Moçambique surge entre os países mais afectados pela recente inversão dos fluxos financeiros da China, num contexto em que o gigante asiático passou a receber mais dinheiro dos países mais pobres do que aquele que lhes concede em novos empréstimos, agravando as restrições de financiamento externo e a pressão sobre economias já vulneráveis.
Segundo dados citados pela Lusa, Moçambique registou transferências líquidas negativas não apenas da China, mas do conjunto dos seus credores, o que significa que o país está a pagar mais em serviço da dívida do que recebe em novos financiamentos, sem conseguir compensar este desequilíbrio com recursos provenientes de outras fontes externas.
Esta dinâmica é confirmada por um estudo do Global Development Policy Center da Universidade de Boston, divulgado esta Segunda-feira, 15, que revela uma mudança estrutural no papel da China enquanto financiador do desenvolvimento. De acordo com a investigadora Rebecca Ray, autora do estudo, os chamados “fluxos líquidos de dívida” da China – novos empréstimos concedidos menos os reembolsos recebidos – tornaram-se negativos nos últimos anos para os países de baixo rendimento.
Na prática, isto significa que os países mais pobres estão, actualmente, a transferir mais recursos financeiros para a China do que aqueles que recebem em novos financiamentos, revertendo um padrão dominante nas últimas duas décadas, período em que Pequim se afirmou como um dos principais financiadores de infra-estruturas em África, Ásia e América Latina.

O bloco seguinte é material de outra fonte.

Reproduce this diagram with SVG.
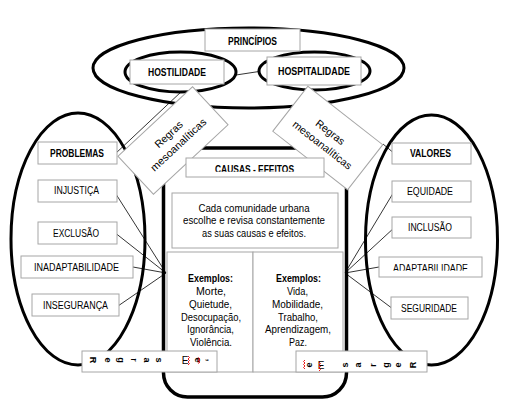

O estudo aponta que esta inversão resulta, sobretudo, da queda acentuada dos desembolsos chineses desde 2018, ano em que o financiamento externo da China atingiu o seu pico. Como os períodos de reembolso da dívida são mais longos do que os ciclos de concessão de crédito, o aumento dos pagamentos sem um volume equivalente de novos empréstimos tornou esta evolução praticamente inevitável.
Em termos históricos, a situação apresenta paralelismos com o cenário registado em 2005 pelos credores do Clube de Paris, que naquele ano apresentaram fluxos líquidos negativos de 9,4 mil milhões de dólares, num contexto de instabilidade financeira internacional. No caso chinês, o estudo estima que o saldo negativo tenha atingido 5,9 mil milhões de dólares em 2024.
Para países como Moçambique, esta mudança estrutural tem implicações relevantes. A redução do financiamento concessionário, combinada com o aumento do serviço da dívida, limita a capacidade de investimento público, pressiona as contas externas e reduz a margem de manobra para financiar infra-estruturas e políticas de desenvolvimento.
A inversão dos fluxos financeiros chineses reforça, assim, o debate sobre a sustentabilidade da dívida, a necessidade de diversificação das fontes de financiamento e o papel dos credores bilaterais e multilaterais num contexto global marcado por maior seletividade no crédito, taxas de juro elevadas e menor tolerância ao risco nos países em desenvolvimento.